Fentanyl is a synthetic opioid available for prescription pain relief. But its potency is astonishing and frightening: it is 50x more potent than heroin. As a point of reference, the prescribed oral amount for an adult would kill a child.

This opioid is the greatest threat in the nation’s crisis, because it’s easy to find and often mixes into heroin. Fentanyl is cheaper than most competing opioids; add in how easily it can be smuggled, and the drug proves hard to control. Preventing its illegal use works less and less.

Fatal overdoses from fentanyl are frequent. Many dealers mix fentanyl into heroin without telling their buyers, and those buyers unknowingly ingest the potent drug. Remember that fentanyl can cause an overdose with just a tiny amount. It caused the most fatal overdoses of any opioid in 2017, responsible for nearly 43% (30,000 deaths) of all opioid overdoses.

So What Can We Do?

The figures and facts of the opioid crisis are bleak. They don’t inspire hope. But they’re not the only part of the story which we should look to.

Opioid addiction doesn’t have to be a dead-end. There are chances for treatment, recovery, and sobriety available for anyone who needs it. Medically-assisted treatments (MATs) are becoming more common as viable treatments for opioid addiction. There are many campaigns to make naloxone, an antidote to opioid overdose, widely available. Opioid recovery clinics offer steady recovery across the country.
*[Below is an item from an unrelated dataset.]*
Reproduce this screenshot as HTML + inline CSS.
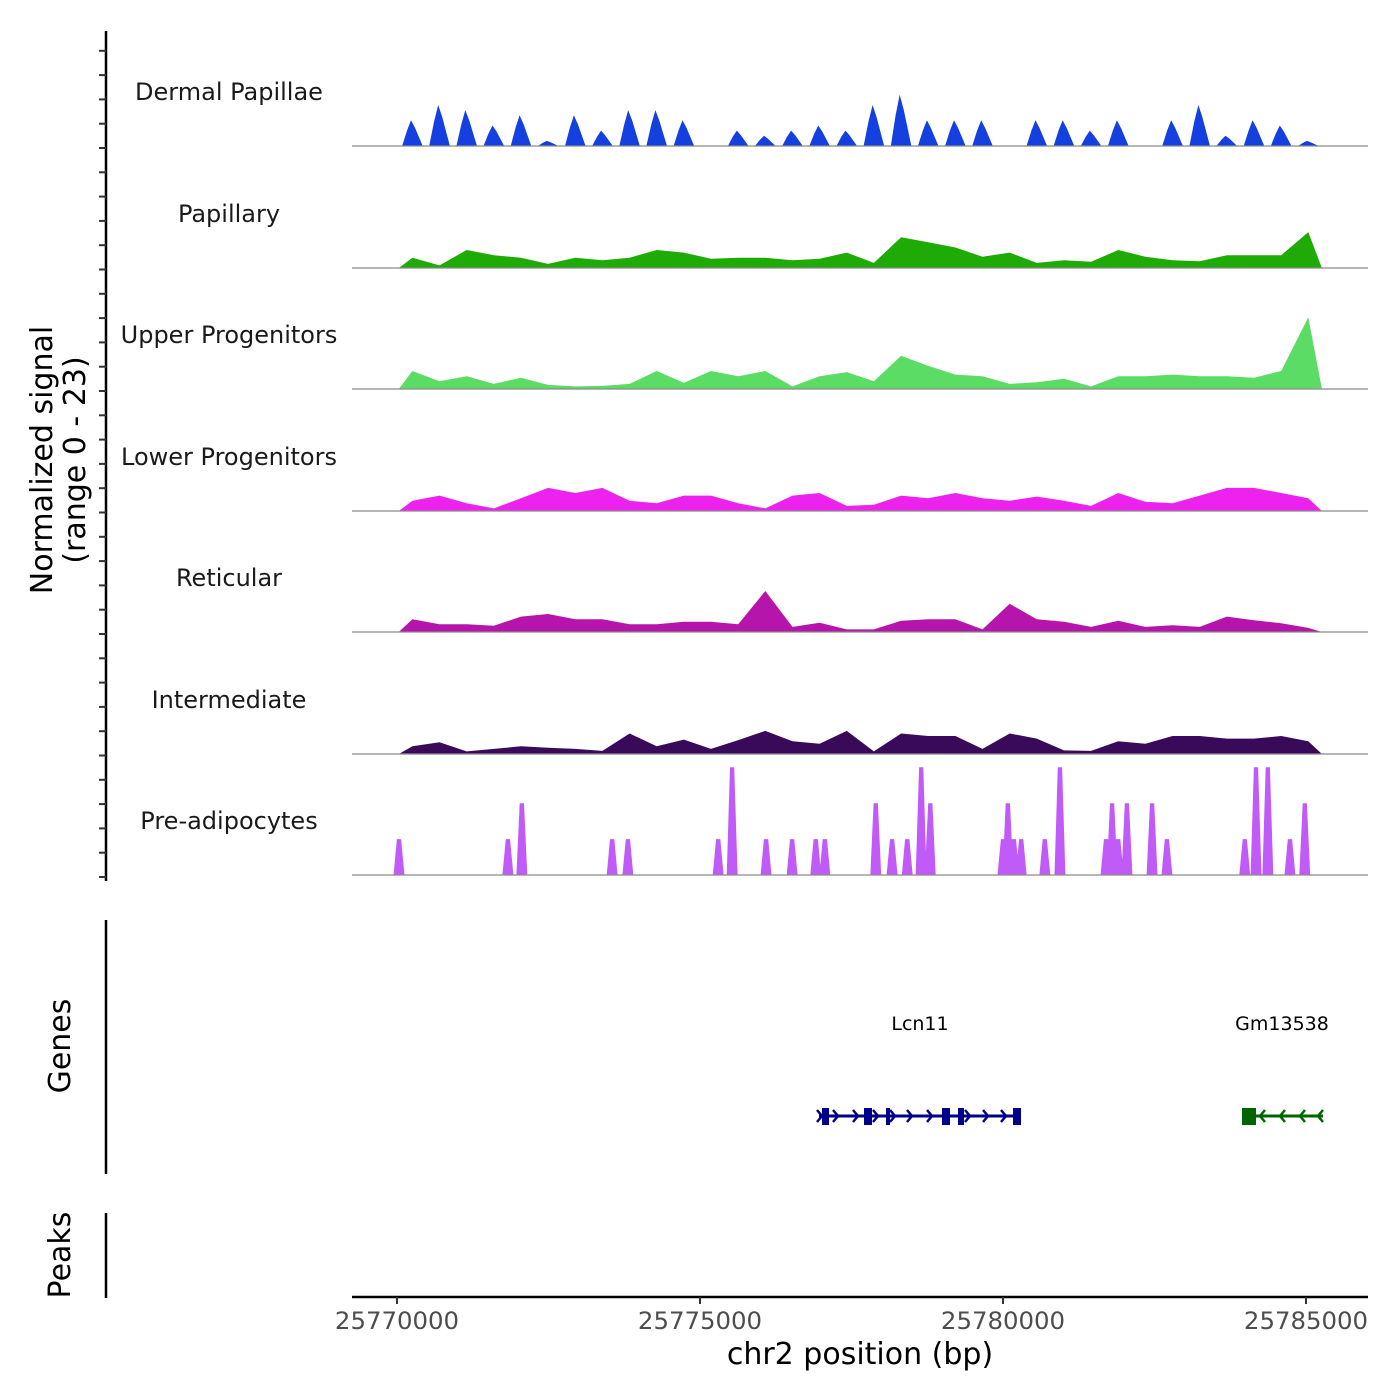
<!DOCTYPE html>
<html><head><meta charset="utf-8"><style>
html,body{margin:0;padding:0;background:#fff;}
svg{display:block;font-family:"DejaVu Sans","Liberation Sans",sans-serif;}
</style></head><body>
<svg id="chart" width="1400" height="1400" viewBox="0 0 1400 1400" xmlns="http://www.w3.org/2000/svg">
<g id="tracks"></g>
<g id="yaxis"></g>
<text transform="translate(52,460) rotate(-90)" text-anchor="middle" font-size="30" fill="#000">Normalized signal</text>
<text transform="translate(85,460) rotate(-90)" text-anchor="middle" font-size="30" fill="#000">(range 0 - 23)</text>
<line x1="106" y1="920" x2="106" y2="1174" stroke="#000" stroke-width="2.5"/>
<text transform="translate(70,1046) rotate(-90)" text-anchor="middle" font-size="30" fill="#000">Genes</text>
<line x1="106" y1="1213" x2="106" y2="1298" stroke="#000" stroke-width="2.5"/>
<text transform="translate(70,1255) rotate(-90)" text-anchor="middle" font-size="30" fill="#000">Peaks</text>
<g id="genes"></g>
<g id="xaxis"></g>
<text x="860" y="1364" text-anchor="middle" font-size="30" fill="#000">chr2 position (bp)</text>
</svg>
<script>
const NS="http://www.w3.org/2000/svg";
const binStart=25770030, binWidth=448;
const trackNames=["Dermal Papillae","Papillary","Upper Progenitors","Lower Progenitors","Reticular","Intermediate","Pre-adipocytes"];
const trackColors=["#1540e0","#1eab05","#5bdc64","#ee22ee","#b515aa","#3a0a5a","#c15bf7"];
const dermalPapillae=[5,8,7,4,6,1,6,3,7,7,5,0,3,2,3,4,3,8,10,5,5,5,0,5,5,3,5,0,5,8,2,5,4,1];
const papillary=[2,0.5,3.5,2.5,2,0.8,2,1.5,2,3.5,3,1.8,2,2,1.5,1.8,3,1,6,5,4,2.2,3,1,1.5,1.2,3.5,2.2,1.5,1.3,2.5,2.5,2.5,7];
const upperProgenitors=[3.5,1.5,2.5,1,2.2,0.8,0.5,0.6,1,3.5,1.2,3.5,2.5,3.5,0.5,2.5,3.3,1.5,6.5,4.5,2.8,2.5,1,1.3,2,0.5,2.5,2.5,2.8,2.5,2.5,2.2,3.5,14];
const lowerProgenitors=[2,3,1.5,0.5,2.5,4.5,3.5,4.5,2,1.5,3,3,1.5,0.5,3,3.5,1,1.2,3,2.5,3.5,2.5,2,2.8,2,1,3.5,1.8,1.5,3,4.5,4.5,3.5,2.5];
const reticular=[2.5,1.5,1.5,1.2,3,3.5,2.5,2.5,1.5,1.5,2,2,1.5,8,1,1.8,0.5,0.5,2.2,2.5,2.5,0.5,5.5,2.5,2,1,2.2,1,1.3,1,3,2.3,1.7,0.8];
const intermediate=[1.5,2.3,0.5,1,1.5,1.2,1,0.6,4,1.5,2.8,1,2.7,4.5,2.5,2,4.5,0.5,4,3.5,3.5,1,4,3,0.7,0.6,2.5,2,3.5,3.5,3,3,3.5,2.5];
const preadipoPos=[25770033,25771830,25772060,25773550,25773810,25775300,25775530,25776090,25776520,25776910,25777060,25777900,25778170,25778420,25778650,25778800,25780000,25780080,25780180,25780300,25780690,25780940,25781700,25781800,25781900,25782045,25782460,25782705,25783990,25784175,25784370,25784735,25784980];
const preadipoVal=[7,7,14,7,7,7,21,7,7,7,7,14,7,7,21,14,7,14,7,7,7,21,7,14,7,14,14,7,7,21,21,7,14];
const binned=[dermalPapillae,papillary,upperProgenitors,lowerProgenitors,reticular,intermediate];
const xTicks=[25770000,25775000,25780000,25785000];
const xTickLabels=["25770000","25775000","25780000","25785000"];

const X=bp=>397+(bp-25770000)*0.0606;
const baselines=[146,268,389,511,632,754,875];
const pxPerUnit=5.13;
const Y=(t,v)=>baselines[t]-v*pxPerUnit;

const tracks=document.getElementById('tracks');
trackNames.forEach((name,t)=>{
  const g=document.createElementNS(NS,'g');
  
  
  tracks.appendChild(g);
  let pts=[];
  if(t===0){
    const vals=binned[t];
    vals.forEach((v,i)=>{
      const b=binStart+binWidth*i;
      pts.push([X(b+binWidth*0.12),Y(t,0)]);
      pts.push([X(b+binWidth*0.3),Y(t,v*0.6)]);
      pts.push([X(b+binWidth*0.45),Y(t,v)]);
      pts.push([X(b+binWidth*0.6),Y(t,v*0.7)]);
      pts.push([X(b+binWidth*0.88),Y(t,0)]);
    });
  } else if(t<6){
    const vals=binned[t];
    pts.push([X(binStart),Y(t,0)]);
    vals.forEach((v,i)=>{pts.push([X(binStart+binWidth*(i+0.5)),Y(t,v)]);});
    pts.push([X(binStart+binWidth*vals.length),Y(t,0)]);
  } else {
    preadipoPos.forEach((p,i)=>{
      pts.push([X(p-90),Y(t,0)]);
      pts.push([X(p-35),Y(t,preadipoVal[i])]);
      pts.push([X(p+35),Y(t,preadipoVal[i])]);
      pts.push([X(p+90),Y(t,0)]);
    });
  }
  const poly=document.createElementNS(NS,'polygon');
  poly.setAttribute('points',pts.map(p=>p[0].toFixed(1)+','+p[1].toFixed(1)).join(' '));
  poly.setAttribute('fill',trackColors[t]);
  
  
  g.appendChild(poly);
  const bl=document.createElementNS(NS,'line');
  bl.setAttribute('x1',352);bl.setAttribute('x2',1368);
  bl.setAttribute('y1',baselines[t]);bl.setAttribute('y2',baselines[t]);
  bl.setAttribute('stroke','#8a8a8a');bl.setAttribute('stroke-width','1.2');
  
  
  g.appendChild(bl);
  const lab=document.createElementNS(NS,'text');
  lab.setAttribute('x',229);lab.setAttribute('y',baselines[t]-46);
  lab.setAttribute('text-anchor','middle');lab.setAttribute('font-size','24');lab.setAttribute('fill','#1a1a1a');
  lab.textContent=name;
  
  
  g.appendChild(lab);
});

const ya=document.getElementById('yaxis');
const yl=document.createElementNS(NS,'line');
yl.setAttribute('x1',106);yl.setAttribute('x2',106);yl.setAttribute('y1',31);yl.setAttribute('y2',881);
yl.setAttribute('stroke','#000');yl.setAttribute('stroke-width','2.5');


ya.appendChild(yl);
for(let i=0;i<35;i++){
  const y=877-i*24.3;
  const tk=document.createElementNS(NS,'line');
  tk.setAttribute('x1',99);tk.setAttribute('x2',106);tk.setAttribute('y1',y);tk.setAttribute('y2',y);
  tk.setAttribute('stroke','#333');tk.setAttribute('stroke-width','2');
  
  
  ya.appendChild(tk);
}

const xa=document.getElementById('xaxis');
const xl=document.createElementNS(NS,'line');
xl.setAttribute('x1',352);xl.setAttribute('x2',1368);xl.setAttribute('y1',1297);xl.setAttribute('y2',1297);
xl.setAttribute('stroke','#000');xl.setAttribute('stroke-width','2.5');


xa.appendChild(xl);
xTicks.forEach((v,i)=>{
  const x=X(v);
  const tk=document.createElementNS(NS,'line');
  tk.setAttribute('x1',x);tk.setAttribute('x2',x);tk.setAttribute('y1',1297);tk.setAttribute('y2',1304);
  tk.setAttribute('stroke','#333');tk.setAttribute('stroke-width','2');
  
  
  xa.appendChild(tk);
  const tx=document.createElementNS(NS,'text');
  tx.setAttribute('x',x);tx.setAttribute('y',1329);tx.setAttribute('text-anchor','middle');
  tx.setAttribute('font-size','24.4');tx.setAttribute('fill','#4d4d4d');
  tx.textContent=xTickLabels[i];
  
  
  xa.appendChild(tx);
});

const genes=document.getElementById('genes');
function gene(name,color,x1,x2,exons,dir,chev,labX){
  const g=document.createElementNS(NS,'g');
  
  
  genes.appendChild(g);
  const l=document.createElementNS(NS,'line');
  l.setAttribute('x1',x1);l.setAttribute('x2',x2);l.setAttribute('y1',1116);l.setAttribute('y2',1116);
  l.setAttribute('stroke',color);l.setAttribute('stroke-width','3');
  
  
  g.appendChild(l);
  chev.forEach(cx=>{
    const p=document.createElementNS(NS,'polyline');
    const d=dir*5;
    p.setAttribute('points',(cx-d)+',1110 '+cx+',1116 '+(cx-d)+',1122');
    p.setAttribute('fill','none');p.setAttribute('stroke',color);p.setAttribute('stroke-width','2.5');
    
    
    g.appendChild(p);
  });
  exons.forEach(e=>{
    const r=document.createElementNS(NS,'rect');
    r.setAttribute('x',e[0]);r.setAttribute('width',e[1]-e[0]);r.setAttribute('y',1108);r.setAttribute('height',17);
    r.setAttribute('fill',color);
    
    
    g.appendChild(r);
  });
  const t=document.createElementNS(NS,'text');
  t.setAttribute('x',labX);t.setAttribute('y',1030);t.setAttribute('text-anchor','middle');
  t.setAttribute('font-size','19');t.setAttribute('fill','#000');
  t.textContent=name;
  
  
  g.appendChild(t);
}
gene('Lcn11','#00008b',819,1021,[[822,829],[864,872],[886,890],[942,950],[958,964],[1013,1021]],1,[822,838,858,878,895,912,932,970,988,1006],920);
gene('Gm13538','#006400',1242,1323,[[1242,1256]],-1,[1260,1280,1300,1318],1282);
</script>
</body></html>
Online tools assist opioid recovery nearly every moment. Visit any of these links to see how people fight this crisis every day.

No one is alone in addiction, or in mourning those lost to addiction. Those high death rates are chilling to even write down. But they also hint at a larger American community that could mourn with you, come support you, and fight alongside you against opioid addiction. Recovery requires community. If we have to keep suffering, let’s suffer together for now. That’s the best first step in overcoming.